The FIA is set to rule on the ongoing use of FRIC – ‘front-to-rear inter-connected’ – suspension systems ahead of the upcoming German Grand Prix, prompting many questions from fans as to what it is and how it has benefited a number of this year’s teams, most notably the all-conquering Mercedes F1 team.
The concept has been around since 2008 when the system was first pioneered by the Renault (now Lotus) F1 Team.
Put as simply as possible, FRIC allows for the movement of hydraulic fluid through a series of pipes from one end of the car to another, based on the forces through the car’s suspension systems. If a car brakes, its weight shifts forwards, which compresses the front suspension and raises – or lightens – the rear of the car. As the pressure increases inside the front suspension, it forces the hydraulic fluid to the rear of the car, which transfers some weight rearwards and improves the back-end stability and ride height at the rear.
The concept also works side-to-side, with the fluid able to move to the left or right hand side of the car (left if turning left; right if turning right) to counter the amount of roll a car would have when it corners.
The overall impact is that the car’s stability is great improved. Its aerodynamics can work more effectively and tyre wear is reduced as the weight balance is kept as consistent as possible.
The FRIC systems works ‘passively’, meaning it’s not controlled by any electronic, mechanical or driver inputs outside of the changes in the car’s balance and weight distribution as it brakes, accelerates and corners. By contrast, something like DRS is an ‘active’ driver aid.

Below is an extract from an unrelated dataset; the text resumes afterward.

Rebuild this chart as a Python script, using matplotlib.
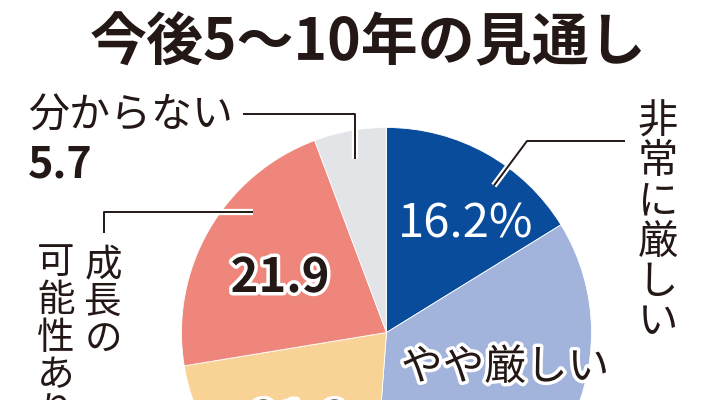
import matplotlib
matplotlib.use("Agg")
import matplotlib.pyplot as plt
import matplotlib.patheffects as pe
import numpy as np

plt.rcParams['font.family'] = ['Noto Sans CJK JP', 'DejaVu Sans']

# ---- data ----
title = "今後5〜10年の見通し"
categories = ["非常に厳しい", "やや厳しい", "変わらない", "成長の可能性あり", "分からない"]
values = [16.2, 35.0, 21.2, 21.9, 5.7]
value_labels = ["16.2%", "35.0", "21.2", "21.9", "5.7"]
colors = ["#0a4c9c", "#a3b4dc", "#f9d396", "#ee867b", "#e3e4e7"]

W, H = 711, 400
fig = plt.figure(figsize=(W / 100, H / 100), dpi=100)
ax = fig.add_axes([0, 0, 1, 1])
ax.set_xlim(0, W)
ax.set_ylim(0, H)
ax.set_aspect('equal')
ax.axis('off')

def Y(y):  # pixel-from-top -> data
    return H - y

cx, cy, R = 386.5, 332.5, 205
ax.pie(values, colors=colors, startangle=90, counterclock=False,
       center=(cx, Y(cy)), radius=R,
       wedgeprops=dict(linewidth=0.6, edgecolor='white'))
ax.set_xlim(0, W)
ax.set_ylim(0, H)

# angle helpers (clockwise from top)
cum = np.cumsum([0] + values) / 100 * 360
def polar(theta_deg, r):
    t = np.deg2rad(theta_deg)
    return cx + r * np.sin(t), cy - r * np.cos(t)

outline = [pe.withStroke(linewidth=5, foreground='white')]
line_fx = [pe.Stroke(linewidth=4.5, foreground='white'), pe.Normal()]
tc = '#231815'

# title
ax.text(368, Y(43), title, ha='center', va='center', fontsize=41,
        fontweight='bold', color=tc)

# 非常に厳しい: vertical label on right with leader
a0 = polar(cum[0] + 0.62 * (cum[1] - cum[0]), 182)
ax.plot([a0[0], 527, 625], [Y(a0[1]), Y(141), Y(141)], color=tc, lw=1.4,
        path_effects=line_fx, solid_capstyle='butt')
for i, ch in enumerate(categories[0]):
    ax.text(658, Y(122 + i * 40), ch, ha='center', va='center', fontsize=29, color=tc)

# value inside blue
ax.text(466, Y(224), value_labels[0], ha='center', va='center', fontsize=34,
        color='white')

# やや厳しい inside light blue
ax.text(505, Y(368), categories[1], ha='center', va='center', fontsize=30,
        color=tc, path_effects=outline)

# yellow value (mostly cropped)
ax.text(300, Y(421), value_labels[2], ha='center', va='center', fontsize=34,
        fontweight='bold', color=tc, path_effects=outline)

# 21.9 inside red
ax.text(280, Y(278), value_labels[3], ha='center', va='center', fontsize=34,
        fontweight='bold', color=tc, path_effects=outline)

# 成長の可能性あり: vertical in two columns with leader
a3 = polar(cum[3] + 0.66 * (cum[4] - cum[3]), 181)
ax.plot([a3[0], 104, 104], [Y(212), Y(212), Y(233)], color=tc, lw=1.4,
        path_effects=line_fx, solid_capstyle='butt')
name = categories[3]
col1, col2 = name[:3], name[3:]
for i, ch in enumerate(col1):
    ax.text(103, Y(265 + i * 37.5), ch, ha='center', va='center', fontsize=27, color=tc)
for i, ch in enumerate(col2):
    ax.text(56, Y(263 + i * 37.5), ch, ha='center', va='center', fontsize=27, color=tc)

# 分からない with leader
a4 = polar(cum[4] + 0.5 * (cum[5] - cum[4]), 176)
ax.plot([243, a4[0], a4[0]], [Y(114), Y(114), Y(a4[1])], color=tc, lw=1.4,
        path_effects=line_fx, solid_capstyle='butt')
ax.text(28, Y(116), categories[4], ha='left', va='center', fontsize=29.5, color=tc)
ax.text(28, Y(164), value_labels[4], ha='left', va='center', fontsize=31,
        fontweight='bold', color=tc)

fig.savefig("out.png", dpi=100)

The wording of the FIA Technical Regulations are deliberately vague about ‘passive’ driver aids, but the rulemakers’ interest in FRIC is such that they now believe that the hydraulic system – through its ability to control roll and pitch – is clearly influencing the cars’ aerodynamics.
Should the system be outlawed or removed, it will slow down the cars, although not by a great deal – the real impact would be on tyre life.
The FIA’s Race Director, Charlie Whiting, has stated that the teams can agree to outlaw the system in the 2015 technical regulations, although that would require the unanimous vote of all eleven teams – something that’s highly unlikely to be achieved.
Whiting also indicated that any ongoing use from the German Grand Prix onwards could see teams using it subject to protest and potentially being sanctioned or disqualified if the FIA Stewards decide to investigate the matter and rule against FRIC’s use.
Given that Mercedes is known to use the system, a number of rival outfits have concluded – correctly or otherwise – that this could be the panacea to the team’s dominance of the 2014 season, where it has won all but one of the races held to-date. Quite whether Mercedes will want to risk the fallout of being disqualified from their home Grand Prix will remain to be seen.